MEW YORK, NEW YORK – The New York Organ Donor Network pressured hospital staffers to declare patients brain dead so their body parts could be harvested — and even hired “coaches” to train staffers how to be more persuasive, a bombshell lawsuit charged yesterday.
The federally funded nonprofit used a “quota” system, and leaned heavily on the next of kin to sign consent forms when patients were not registered as organ donors, the suit charged.
“They’re playing God,” said plaintiff Patrick McMahon, 50, an Air Force combat veteran and nurse practitioner who claims he was fired as a transplant coordinator after just four months for protesting the practice.
The suit, filed in Manhattan Supreme Court, cited four examples of improper organ harvesting.
In September 2011, a 19-year-old man injured in a car wreck was admitted to Nassau University Medical Center. He was still trying to breathe and showed signs of brain activity, the suit charged.

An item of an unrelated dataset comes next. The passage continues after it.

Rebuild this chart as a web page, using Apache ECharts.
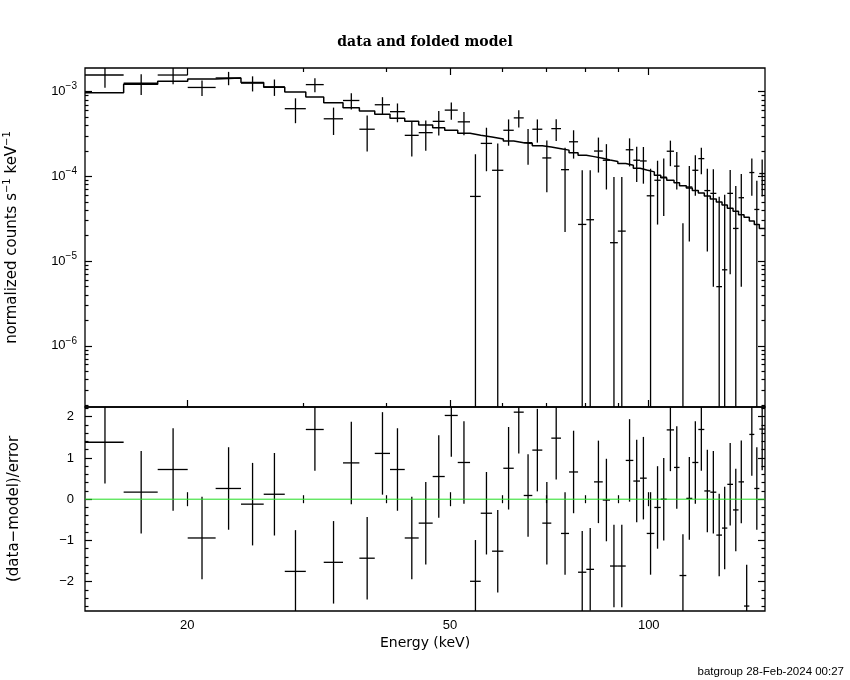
<!DOCTYPE html>
<html>
<head>
<meta charset="utf-8">
<title>data and folded model</title>
<script src="https://cdn.jsdelivr.net/npm/echarts@6/dist/echarts.min.js"></script>
<style>
  html, body { margin: 0; padding: 0; background: #fff; }
  #main { width: 850px; height: 680px; }
</style>
</head>
<body>
<div id="main"></div>
<script>
// energy bin edges (keV), 59 bins
var binEdges = [14.00, 16.02, 18.04, 20.03, 22.08, 24.12, 26.11, 28.10, 30.24, 32.19,
  34.43, 36.45, 38.46, 40.56, 42.70, 44.83, 47.07, 49.09, 51.37, 53.62,
  55.66, 57.90, 60.22, 62.45, 64.66, 66.63, 68.99, 71.19, 73.64, 75.73,
  78.15, 80.44, 82.63, 85.18, 87.37, 89.78, 92.29, 94.77, 97.01, 99.30,
  101.97, 104.27, 106.47, 109.22, 111.33, 114.00, 116.41, 118.88, 121.39, 123.96,
  126.58, 129.12, 131.53, 134.17, 136.77, 139.42, 142.02, 144.51, 147.06, 150.00];

// folded model, counts s^-1 keV^-1
var foldedModel = [9.73e-4, 1.22e-3, 1.33e-3, 1.41e-3, 1.45e-3, 1.28e-3, 1.13e-3, 9.9e-4, 8.63e-4, 7.41e-4,
  6.47e-4, 5.90e-4, 5.40e-4, 4.84e-4, 4.46e-4, 4.05e-4, 3.76e-4, 3.49e-4, 3.22e-4, 3.05e-4,
  2.91e-4, 2.76e-4, 2.61e-4, 2.50e-4, 2.45e-4, 2.30e-4, 2.22e-4, 2.12e-4, 2.04e-4, 1.90e-4,
  1.77e-4, 1.71e-4, 1.64e-4, 1.56e-4, 1.50e-4, 1.42e-4, 1.35e-4, 1.25e-4, 1.19e-4, 1.13e-4,
  1.03e-4, 9.65e-5, 9.0e-5, 8.4e-5, 7.75e-5, 7.28e-5, 6.8e-5, 6.35e-5, 5.85e-5, 5.39e-5,
  5.0e-5, 4.59e-5, 4.2e-5, 3.87e-5, 3.53e-5, 3.3e-5, 2.97e-5, 2.70e-5, 2.43e-5];

// measured rate and its 1-sigma error
var dataRate = [1.57e-3, 1.256e-3, 1.57e-3, 1.12e-3, 1.45e-3, 1.26e-3, 1.14e-3, 6.29e-4, 1.21e-3, 4.78e-4,
  7.86e-4, 3.6e-4, 7.0e-4, 5.8e-4, 3.05e-4, 3.28e-4, 4.46e-4, 6.05e-4, 4.4e-4, 5.8e-5,
  2.45e-4, 1.18e-4, 3.5e-4, 4.9e-4, 2.5e-4, 3.6e-4, 1.65e-4, 3.66e-4, 1.2e-4, 2.56e-4,
  2.71e-5, 3.08e-5, 1.99e-4, 1.55e-4, 1.65e-5, 2.26e-5, 2.06e-4, 1.55e-4, 1.52e-4, 5.9e-5,
  9.0e-5, 9.8e-5, 1.98e-4, 1.32e-4, -3.0e-5, 7.5e-5, 1.18e-4, 1.62e-4, 6.8e-5, 6.3e-5,
  5.0e-6, 7.9e-6, 6.3e-5, 2.43e-5, 5.6e-5, -9.5e-5, 1.11e-4, 4.07e-5, 1.08e-4];
var dataError = [4.6e-4, 3.44e-4, 3.5e-4, 2.35e-4, 2.6e-4, 2.55e-4, 2.5e-4, 2.05e-4, 2.25e-4, 1.7e-4,
  1.7e-4, 1.63e-4, 1.6e-4, 1.45e-4, 1.33e-4, 1.28e-4, 1.43e-4, 1.4e-4, 1.35e-4, 1.24e-4,
  1.3e-4, 1.27e-4, 1.2e-4, 1.13e-4, 1.13e-4, 1.1e-4, 1.0e-4, 1.05e-4, 9.8e-5, 9.4e-5,
  9.1e-5, 8.7e-5, 8.8e-5, 8.5e-5, 8.15e-5, 7.6e-5, 7.5e-5, 6.9e-5, 7.0e-5, 6.4e-5,
  6.3e-5, 6.4e-5, 6.6e-5, 6.2e-5, 5.8e-5, 5.8e-5, 5.9e-5, 5.6e-5, 5.5e-5, 5.8e-5,
  5.25e-5, 5.3e-5, 5.6e-5, 5.25e-5, 5.1e-5, 5.0e-5, 5.2e-5, 4.8e-5, 5.0e-5];

// (data-model)/error
var residual = [1.38, 0.17, 0.72, -0.94, 0.26, -0.12, 0.12, -1.75, 1.69, -1.53,
  0.88, -1.43, 1.11, 0.72, -0.94, -0.58, 0.55, 2.03, 0.89, -1.99,
  -0.34, -1.26, 0.75, 2.11, 0.09, 1.19, -0.58, 1.48, -0.83, 0.66,
  -1.77, -1.70, 0.42, -0.02, -1.62, -1.62, 0.94, 0.44, 0.51, -0.83,
  -0.20, 0.00, 1.68, 0.77, -1.85, 0.02, 0.89, 1.69, 0.20, 0.17,
  -0.87, -0.70, 0.36, -0.26, 0.42, -2.59, 1.57, 0.26, 1.70];

var energyRange = [14, 150];
var rateRange = [1.9e-7, 1.9e-3];
var residRange = [-2.71, 2.235];

var energyMajorTicks = [20, 50, 100];
var energyMinorTicks = [30, 40, 60, 70, 80, 90];
var rateDecades = [-6, -5, -4, -3];
var residMajorTicks = [-2, -1, 0, 1, 2];

var lg = Math.log10;
var FONT = 'Liberation Sans';
var NAME_FONT = 'DejaVu Sans';

var rateMinorTicks = [];
[-7, -6, -5, -4].forEach(function (n) {
  for (var k = 2; k <= 9; k++) rateMinorTicks.push(lg(k) + n);
});
var residMinorTicks = [];
for (var i = -13; i <= 11; i++) if (i % 5 !== 0) residMinorTicks.push(i / 5);

var eExt = [lg(energyRange[0]), lg(energyRange[1])];
var rExt = [lg(rateRange[0]), lg(rateRange[1])];
var below = rExt[0] - 1;

function tickAxis(grid, pos, ticks, len, extent, label) {
  var ax = {
    type: 'value', gridIndex: grid, position: pos,
    min: extent[0], max: extent[1],
    axisLine: { show: false },
    splitLine: { show: false },
    axisTick: { show: true, inside: true, length: len, customValues: ticks,
      lineStyle: { color: '#000', width: 1.2 } },
    axisLabel: { show: false }
  };
  if (label) {
    ax.axisLabel = Object.assign({ show: true, customValues: ticks, color: '#000',
      fontFamily: FONT, fontSize: 13 }, label);
  }
  return ax;
}

var eMajor = energyMajorTicks.map(lg);
var eMinor = energyMinorTicks.map(lg);

var xAxes = [
  tickAxis(0, 'bottom', eMajor, 7, eExt),
  tickAxis(0, 'bottom', eMinor, 4, eExt),
  tickAxis(0, 'top', eMajor, 7, eExt),
  tickAxis(0, 'top', eMinor, 4, eExt),
  tickAxis(1, 'bottom', eMajor, 7, eExt, {
    margin: 8,
    formatter: function (v) { return String(Math.round(Math.pow(10, v))); }
  }),
  tickAxis(1, 'bottom', eMinor, 4, eExt),
  tickAxis(1, 'top', eMajor, 7, eExt),
  tickAxis(1, 'top', eMinor, 4, eExt)
];
xAxes[4].name = 'Energy (keV)';
xAxes[4].nameLocation = 'middle';
xAxes[4].nameGap = 25;
xAxes[4].nameTextStyle = { fontFamily: NAME_FONT, fontSize: 14, color: '#000' };

var yAxes = [
  tickAxis(0, 'left', rateDecades, 7, rExt, {
    margin: 8,
    formatter: function (v) { return '{b|10}{s|\u2212' + Math.round(-v) + '}'; },
    rich: {
      b: { fontFamily: FONT, fontSize: 13, color: '#000' },
      s: { fontFamily: FONT, fontSize: 10, color: '#000', padding: [0, 0, 10, 0] }
    }
  }),
  tickAxis(0, 'left', rateMinorTicks, 3.5, rExt),
  tickAxis(0, 'right', rateDecades, 7, rExt),
  tickAxis(0, 'right', rateMinorTicks, 3.5, rExt),
  tickAxis(1, 'left', residMajorTicks, 7, residRange, {
    margin: 11,
    formatter: function (v) { return v < 0 ? '\u2212' + (-v) : String(v); }
  }),
  tickAxis(1, 'left', residMinorTicks, 3.5, residRange),
  tickAxis(1, 'right', residMajorTicks, 7, residRange),
  tickAxis(1, 'right', residMinorTicks, 3.5, residRange)
];
yAxes[0].name = 'normalized counts s{sup|\u22121} keV{sup|\u22121}';
yAxes[0].nameLocation = 'middle';
yAxes[0].nameGap = 63;
yAxes[0].nameTextStyle = { fontFamily: NAME_FONT, fontSize: 15, color: '#000',
  rich: { sup: { fontFamily: NAME_FONT, fontSize: 10, color: '#000', padding: [0, 0, 10, 0] } } };
yAxes[4].name = '(data\u2212model)/error';
yAxes[4].nameLocation = 'middle';
yAxes[4].nameGap = 63;
yAxes[4].nameTextStyle = { fontFamily: NAME_FONT, fontSize: 15, color: '#000' };

// step model: value holds across each bin
var modelLine = foldedModel.map(function (m, i) { return [lg(binEdges[i]), lg(m)]; });
modelLine.push([lg(binEdges[binEdges.length - 1]), lg(foldedModel[foldedModel.length - 1])]);

function binRow(i, y, ylo, yhi, hasBar) {
  var lo = binEdges[i], hi = binEdges[i + 1];
  return [lg(lo), lg(hi), lg((lo + hi) / 2), y, ylo, yhi, hasBar];
}

var rateRows = dataRate.map(function (d, i) {
  var e = dataError[i];
  return binRow(i,
    d > 0 ? lg(d) : below,
    d - e > 0 ? lg(d - e) : below,
    d + e > 0 ? lg(d + e) : below,
    d > 0 ? 1 : 0);
});
var residRows = residual.map(function (r, i) {
  return binRow(i, r, r - 1, r + 1, 1);
});

var inkStyle = { stroke: '#000', lineWidth: 1.3 };
function errorCross(params, api) {
  var a = api.coord([api.value(0), api.value(3)]);
  var b = api.coord([api.value(1), api.value(3)]);
  var t = api.coord([api.value(2), api.value(5)]);
  var u = api.coord([api.value(2), api.value(4)]);
  var kids = [{ type: 'line', shape: { x1: u[0], y1: u[1], x2: t[0], y2: t[1] }, style: inkStyle }];
  if (api.value(6)) {
    kids.push({ type: 'line', shape: { x1: a[0], y1: a[1], x2: b[0], y2: b[1] }, style: inkStyle });
  }
  return { type: 'group', children: kids };
}

var chart = echarts.init(document.getElementById('main'), null, { renderer: 'canvas' });
chart.setOption({
  animation: false,
  backgroundColor: '#fff',
  title: [{
    text: 'data and folded model', left: 'center', top: 30,
    textStyle: { fontFamily: 'DejaVu Serif', fontWeight: 'bold', fontSize: 14, color: '#000' }
  }, {
    text: 'batgroup 28-Feb-2024 00:27', right: 1, top: 661,
    textStyle: { fontFamily: FONT, fontWeight: 'normal', fontSize: 11.5, color: '#000' }
  }],
  grid: [
    { left: 85, top: 68, width: 680, height: 339, show: true, borderColor: '#000', borderWidth: 1.3,
      backgroundColor: 'transparent', containLabel: false, outerBoundsMode: 'none' },
    { left: 85, top: 407, width: 680, height: 204, show: true, borderColor: '#000', borderWidth: 1.3,
      backgroundColor: 'transparent', containLabel: false, outerBoundsMode: 'none' }
  ],
  xAxis: xAxes,
  yAxis: yAxes,
  series: [
    {
      type: 'line', xAxisIndex: 0, yAxisIndex: 0, step: 'end', symbol: 'none',
      data: modelLine, lineStyle: { color: '#000', width: 1.5 }, z: 3
    },
    {
      type: 'custom', xAxisIndex: 0, yAxisIndex: 0, clip: true,
      renderItem: errorCross, data: rateRows, z: 2
    },
    {
      type: 'custom', xAxisIndex: 4, yAxisIndex: 4, clip: true,
      renderItem: errorCross, data: residRows, z: 2
    },
    {
      type: 'line', xAxisIndex: 4, yAxisIndex: 4, symbol: 'none',
      data: [[eExt[0], 0], [eExt[1], 0]],
      lineStyle: { color: '#22dd22', width: 1 }, z: 4
    }
  ]
});
</script>
</body>
</html>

But doctors declared him brain dead under pressure from donor-network officials, including Director Michael Goldstein, who allegedly said during a conference call: “This kid is dead, you got that?” the suit charged.
The patient’s family consented to have the organs harvested.
“I have been in Desert Storm, Iraq and Afghanistan in combat. I worked on massive brain injuries, trauma, gunshot wounds, IEDs. I have seen worse cases than this and the victims recover,” McMahon told The Post.
That same month, a woman was admitted to St. Barnabas Hospital in The Bronx still showing signs of life, the suit said.
She had a kidney transplant earlier in life and network officials used that to pressure her daughter into giving consent.
“They say to her, ‘If you give us permission we will use your mother’s organs and we will help many, many people who need them,’ ” he said.
McMahon’s objections were ignored by a neurologist, who declared her brain dead — and her organs were harvested, according to the suit. McMahon even claims he tried to get a second opinion.
A month later, a man was admitted to Kings County Hospital in Brooklyn, again showing brain activity, the suit said. McMahon claims his protests were again blown off by hospital and donor-network staff, and the man was declared brain dead and his organs harvested.
In November 2011, a woman admitted to Staten Island University Hospital after a drug overdose was declared brain dead and her organs were about to be harvested when McMahon noticed that she was being given “a paralyzing anesthetic” because her body was still jerking.
When he objected, another network employee told hospital personnel McMahon was “an untrained troublemaker with a history of raising frivolous issues and questions,” the suit charged.
“I had a reputation for raising a red flag,” he said.
In order to harvest organs, the network needs a “Note” — an official declaration by a hospital that a patient is brain dead — and consent from next of kin.
The network hired marketing and sales professionals to “coach” workers to tailor their pitches based on the family’s demographics, said the suit, filed by McMahon’s lawyers Michael Borrelli, Alexander Coleman and Bennitta Joseph.
The suit said that on Nov. 4, McMahon told Helen Irving, president and CEO of the network, “one in five patients declared brain dead show signs of brain activity at the time the Note is issued.”
Irving, the suit said, replied: “This is how things are done.”
Network spokeswoman Julia Rivera said she hadn’t seen the suit, but noted that only doctors can declare a patient brain dead.
She called McMahon’s claims of a quota system “ridiculous. There are no quotas.”
A Staten Island University Hospital spokeswoman declined comment. Reps for the other three hospitals could not immediately be reached.